Evaluation
This page will be regularly updated with information on the evaluation.
Evaluation Measures
The training dataset comes with a scorer which implements one different measure for each subtask.
All tasks will be evaluated on average F-score.
Task 1
The final score for task 1 is the result of several averages: The F-score is first computed for each category C:
F_C = (2*Prec_C*Rec_C)/(Prec_C+Rec_C)
where Prec_C = Correct_C / Retrieved_C
and Rec_C = Correct_C / Reference_C
Each category either belongs to the Syntax or Semantic layer. S_layer is the average score of categories.
S_layer_l = Sum(F_C_l) / n_C_l
and the score for each verb is the average of the layers:
S_verb = Sum(S_layer) / n_layer
and the final score for the task is the average of all verbs score:
Score_Task1 = Sum(S_verb) / n_verb
Task 2
Task 2 uses the B-cubed F-score, which differs from the standard F-score on the way it computes Recall and Precision. The same principle is applied to get Precision and Recall: these scores differ by interchanging the gold reference with the candidate run. Thus,
Prec = B^3_gold,
Rec = B^3_run,
F-score = 2*Prec*Rec / Prec+Rec
B^3 is a measure of cluster concordance which compares the identical pairs of data points between 2 clusterings, and weights this value by the size of each cluster, with respect to each data point. In other words, it provides a measure of precision and recall for each data point. The global Precision and Recall is obtained by averaging.
B^3_gold_i = Nb of pairs in run cluster found in gold / total nb of pairs in run_cluster
B^3_run_i = Nb of pairs in gold cluster found in run / total nb of pairs in gold_cluster
nb: the number of pairs also include the case where a pair is made of the same data point.
Prec = average(B^3_gold_i)
Rec = average(B^3_run_i)
F_C_verb = (2*Prec_C*Rec_C)/(Prec_C+Rec_C)
and the final score is
Score_Task2 = Sum(F_C_verb) / n_verb
Task 3
Task 3 enumerates the errors made by the system to output an F-score for each run based on the following error rate:
Error rate = Total number of slot errors / Total number of slots in the reference
= Substitution + Deletion + Insertion / Correct + Substitution + Deletion
In order to derive an F-score, we compute the following Precision and Recall measure
Precision = Correct / (Correct + Substitution + Insertion)
Recall = Correct / (Correct + Substitution + Deletion)
F1_verb = (2*Prec*Rec) / (Rec+Prec)
This measure is known to "deweight" the effect of D and I errors (see Makhoul et al, 1999).
There are 9 slots ('subject','object','indirect_object','noun_adjective_complement','verb_complement','preposition_1',
'adverbial_complement_1','preposition_2','adverbial_complement_2')
Slots are aligned automatically as follows: if a slot is filled in the gold and is filled in the candidate run, this is a "match". If not, then it is counted as a deletion.
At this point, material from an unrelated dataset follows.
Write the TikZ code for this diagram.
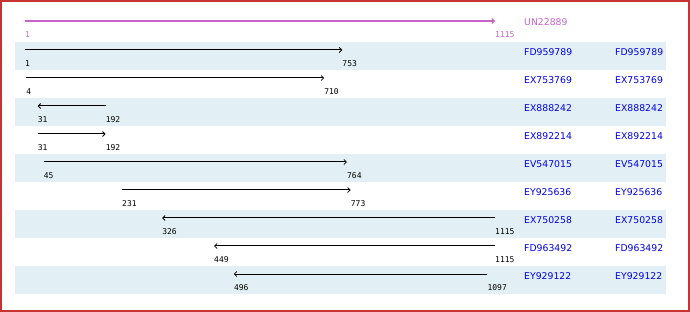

Similarly, if a slot is filled in the run but not in the gold, it is counted as an insertion. Now if a match (aligned slots) also features a semantic type match, it is considered as correct (1 point). If not, it is considered as a substitution. Thus only syntactic and semantic matches count for 1 point.
The current score also offers credit for partial semantic match. When the gold slot contains a hypernym of the semantic type in the candidate run slot, it is given 0.5 points. When the candidate run slot contains a hypernym of the semantic type in the gold slot, it is given 0.25 points. When such partial scores are credited, their difference to 1 point (S=1-C) is added to substitution counts (e.g. meaning it was half substituted, so half correct).
The final score is
Score_Task3 = Sum(F1_verb) / n_verb
References
- [Amigó&al09] Amigó, Enrique and Gonzalo, Julio and Artiles, Javier and Felisa Verdejo. 2009. "A comparison of extrinsic clustering evaluation metrics based on formal constraints". Information Retrieval 12, 4. 461-486.
- [Bagga&Baldwin98] Bagga, Amit and Baldwin, Breck. 1998. "Entity-Based Cross-Document Coreferencing Using the Vector Space Model". In Proceedings of the 36th Annual Meeting of the Association for Computational Linguistics and the 17th International Conference on Computational Linguistics (COLING-ACL’98). 79–85.
- [Makhoul&al.99] Makhoul, John, and Kubala, Francis, and Schwartz, Richard and Weischedel, Ralph. 1999. "Performance measures for information extraction". In Proceedings of DARPA Broadcast News Workshop. 249–252.